Stored data:
* * * * * * *

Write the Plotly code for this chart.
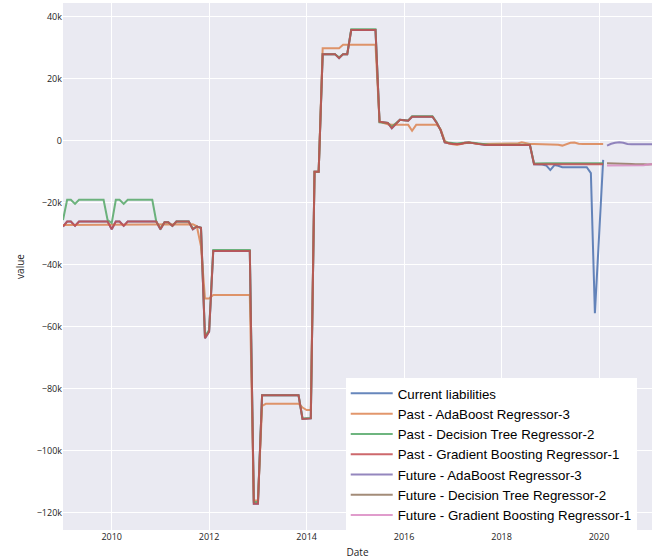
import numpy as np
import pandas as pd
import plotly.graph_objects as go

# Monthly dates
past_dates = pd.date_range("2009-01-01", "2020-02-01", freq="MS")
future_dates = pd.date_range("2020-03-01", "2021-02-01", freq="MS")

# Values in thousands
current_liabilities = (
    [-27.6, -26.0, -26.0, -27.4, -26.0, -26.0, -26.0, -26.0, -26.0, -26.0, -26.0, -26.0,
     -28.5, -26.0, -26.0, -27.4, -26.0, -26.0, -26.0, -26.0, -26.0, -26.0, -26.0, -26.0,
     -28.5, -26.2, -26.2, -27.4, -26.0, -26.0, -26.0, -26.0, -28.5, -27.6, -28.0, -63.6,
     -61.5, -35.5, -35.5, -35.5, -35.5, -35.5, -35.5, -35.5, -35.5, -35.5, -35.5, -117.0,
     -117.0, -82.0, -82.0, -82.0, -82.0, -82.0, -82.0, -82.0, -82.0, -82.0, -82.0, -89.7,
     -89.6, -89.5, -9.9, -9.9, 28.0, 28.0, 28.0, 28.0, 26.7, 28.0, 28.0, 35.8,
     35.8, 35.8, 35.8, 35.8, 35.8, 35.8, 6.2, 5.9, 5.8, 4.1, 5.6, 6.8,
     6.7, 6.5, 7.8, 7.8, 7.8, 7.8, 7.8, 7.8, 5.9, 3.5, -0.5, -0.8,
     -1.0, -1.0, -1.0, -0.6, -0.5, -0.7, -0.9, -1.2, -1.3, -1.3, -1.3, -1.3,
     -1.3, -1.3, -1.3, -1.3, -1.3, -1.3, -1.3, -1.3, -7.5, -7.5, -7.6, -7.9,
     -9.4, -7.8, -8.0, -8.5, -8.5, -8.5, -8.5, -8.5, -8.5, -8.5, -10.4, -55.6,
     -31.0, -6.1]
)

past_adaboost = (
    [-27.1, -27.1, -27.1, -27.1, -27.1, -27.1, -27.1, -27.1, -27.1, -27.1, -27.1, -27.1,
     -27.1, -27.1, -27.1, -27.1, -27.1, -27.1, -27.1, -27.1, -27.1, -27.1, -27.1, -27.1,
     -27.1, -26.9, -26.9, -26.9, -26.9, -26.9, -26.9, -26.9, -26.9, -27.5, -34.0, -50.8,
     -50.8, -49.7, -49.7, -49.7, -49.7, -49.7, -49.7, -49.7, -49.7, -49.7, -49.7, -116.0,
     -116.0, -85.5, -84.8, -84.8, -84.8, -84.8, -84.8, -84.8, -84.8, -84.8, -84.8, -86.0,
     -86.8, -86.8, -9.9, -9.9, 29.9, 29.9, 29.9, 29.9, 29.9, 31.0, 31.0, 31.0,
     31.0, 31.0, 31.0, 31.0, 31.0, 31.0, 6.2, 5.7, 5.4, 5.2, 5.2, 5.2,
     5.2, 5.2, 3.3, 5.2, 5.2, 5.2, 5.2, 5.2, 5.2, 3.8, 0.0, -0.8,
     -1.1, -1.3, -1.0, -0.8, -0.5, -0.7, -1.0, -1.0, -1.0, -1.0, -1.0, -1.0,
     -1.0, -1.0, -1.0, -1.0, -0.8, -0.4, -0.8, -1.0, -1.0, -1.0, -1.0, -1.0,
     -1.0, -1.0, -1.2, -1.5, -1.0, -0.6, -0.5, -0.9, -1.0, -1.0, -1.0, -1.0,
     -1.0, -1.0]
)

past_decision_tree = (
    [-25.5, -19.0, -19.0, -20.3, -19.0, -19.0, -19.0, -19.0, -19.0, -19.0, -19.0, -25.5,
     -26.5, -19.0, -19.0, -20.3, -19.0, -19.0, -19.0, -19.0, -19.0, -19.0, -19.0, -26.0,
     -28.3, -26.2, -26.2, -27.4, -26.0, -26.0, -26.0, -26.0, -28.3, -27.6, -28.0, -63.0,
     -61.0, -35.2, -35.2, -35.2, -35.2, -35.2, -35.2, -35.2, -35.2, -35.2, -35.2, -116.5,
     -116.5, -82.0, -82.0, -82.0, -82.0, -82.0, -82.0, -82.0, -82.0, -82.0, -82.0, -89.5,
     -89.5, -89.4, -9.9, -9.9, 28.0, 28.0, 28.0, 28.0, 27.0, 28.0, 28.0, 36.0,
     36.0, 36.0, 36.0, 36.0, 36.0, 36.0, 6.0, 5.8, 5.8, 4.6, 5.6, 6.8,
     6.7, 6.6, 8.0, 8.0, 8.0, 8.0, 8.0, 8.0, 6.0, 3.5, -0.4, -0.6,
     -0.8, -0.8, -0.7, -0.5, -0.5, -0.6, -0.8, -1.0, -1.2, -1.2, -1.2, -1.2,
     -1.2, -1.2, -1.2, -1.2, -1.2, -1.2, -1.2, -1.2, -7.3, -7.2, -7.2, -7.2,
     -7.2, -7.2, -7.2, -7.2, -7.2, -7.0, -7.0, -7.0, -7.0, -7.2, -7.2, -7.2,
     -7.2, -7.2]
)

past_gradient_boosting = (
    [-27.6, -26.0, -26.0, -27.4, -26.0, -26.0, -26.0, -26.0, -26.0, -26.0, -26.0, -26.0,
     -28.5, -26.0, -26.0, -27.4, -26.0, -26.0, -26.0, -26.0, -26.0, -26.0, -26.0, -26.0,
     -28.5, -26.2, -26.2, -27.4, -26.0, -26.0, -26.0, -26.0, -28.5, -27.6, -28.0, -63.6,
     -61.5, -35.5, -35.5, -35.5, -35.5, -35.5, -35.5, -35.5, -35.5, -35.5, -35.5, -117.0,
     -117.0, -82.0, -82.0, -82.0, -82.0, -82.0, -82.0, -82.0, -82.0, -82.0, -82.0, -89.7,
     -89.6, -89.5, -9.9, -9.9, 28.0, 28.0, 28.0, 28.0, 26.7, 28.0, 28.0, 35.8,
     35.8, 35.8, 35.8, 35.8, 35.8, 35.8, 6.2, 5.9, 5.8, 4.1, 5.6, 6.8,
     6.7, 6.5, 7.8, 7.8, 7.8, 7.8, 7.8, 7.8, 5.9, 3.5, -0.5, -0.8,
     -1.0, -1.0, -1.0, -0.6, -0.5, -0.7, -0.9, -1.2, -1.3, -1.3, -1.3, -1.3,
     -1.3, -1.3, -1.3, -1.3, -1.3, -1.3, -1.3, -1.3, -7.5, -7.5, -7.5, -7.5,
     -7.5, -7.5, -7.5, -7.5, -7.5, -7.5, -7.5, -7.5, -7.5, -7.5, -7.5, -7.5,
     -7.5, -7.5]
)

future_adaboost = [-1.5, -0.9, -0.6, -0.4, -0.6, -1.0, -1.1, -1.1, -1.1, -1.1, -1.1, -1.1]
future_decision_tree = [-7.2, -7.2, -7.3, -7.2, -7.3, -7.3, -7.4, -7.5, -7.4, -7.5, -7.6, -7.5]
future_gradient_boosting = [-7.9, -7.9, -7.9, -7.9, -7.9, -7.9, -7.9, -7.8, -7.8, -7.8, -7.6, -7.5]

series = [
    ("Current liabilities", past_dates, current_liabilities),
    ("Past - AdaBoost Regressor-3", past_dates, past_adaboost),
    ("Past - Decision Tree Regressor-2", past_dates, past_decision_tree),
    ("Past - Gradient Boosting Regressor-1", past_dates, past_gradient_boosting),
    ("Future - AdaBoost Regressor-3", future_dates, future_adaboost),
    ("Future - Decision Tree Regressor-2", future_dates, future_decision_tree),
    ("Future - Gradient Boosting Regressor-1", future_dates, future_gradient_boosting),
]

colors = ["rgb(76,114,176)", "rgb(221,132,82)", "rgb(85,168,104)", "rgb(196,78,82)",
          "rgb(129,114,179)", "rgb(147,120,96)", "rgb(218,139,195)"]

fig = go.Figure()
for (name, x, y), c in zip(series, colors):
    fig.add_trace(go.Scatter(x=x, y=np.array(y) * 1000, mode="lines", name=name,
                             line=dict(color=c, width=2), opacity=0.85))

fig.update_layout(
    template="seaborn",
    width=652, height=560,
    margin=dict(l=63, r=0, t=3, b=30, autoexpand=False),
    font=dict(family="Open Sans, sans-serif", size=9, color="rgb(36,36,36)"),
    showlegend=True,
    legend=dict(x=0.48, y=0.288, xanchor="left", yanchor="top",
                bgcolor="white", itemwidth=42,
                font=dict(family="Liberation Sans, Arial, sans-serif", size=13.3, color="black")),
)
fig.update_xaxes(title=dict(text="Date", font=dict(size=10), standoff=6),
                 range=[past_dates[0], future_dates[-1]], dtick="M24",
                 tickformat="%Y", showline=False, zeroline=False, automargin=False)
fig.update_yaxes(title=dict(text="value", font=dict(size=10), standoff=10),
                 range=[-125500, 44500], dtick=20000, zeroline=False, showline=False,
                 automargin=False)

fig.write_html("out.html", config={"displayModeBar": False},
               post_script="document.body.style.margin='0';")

* * * * * * *

The problem: Reproduce only the lines from the beginning of the data through the line that contains "import plotly.graph_objects as go", both included, and please drop the pictures.

The response:
Write the Plotly code for this chart.
import numpy as np
import pandas as pd
import plotly.graph_objects as go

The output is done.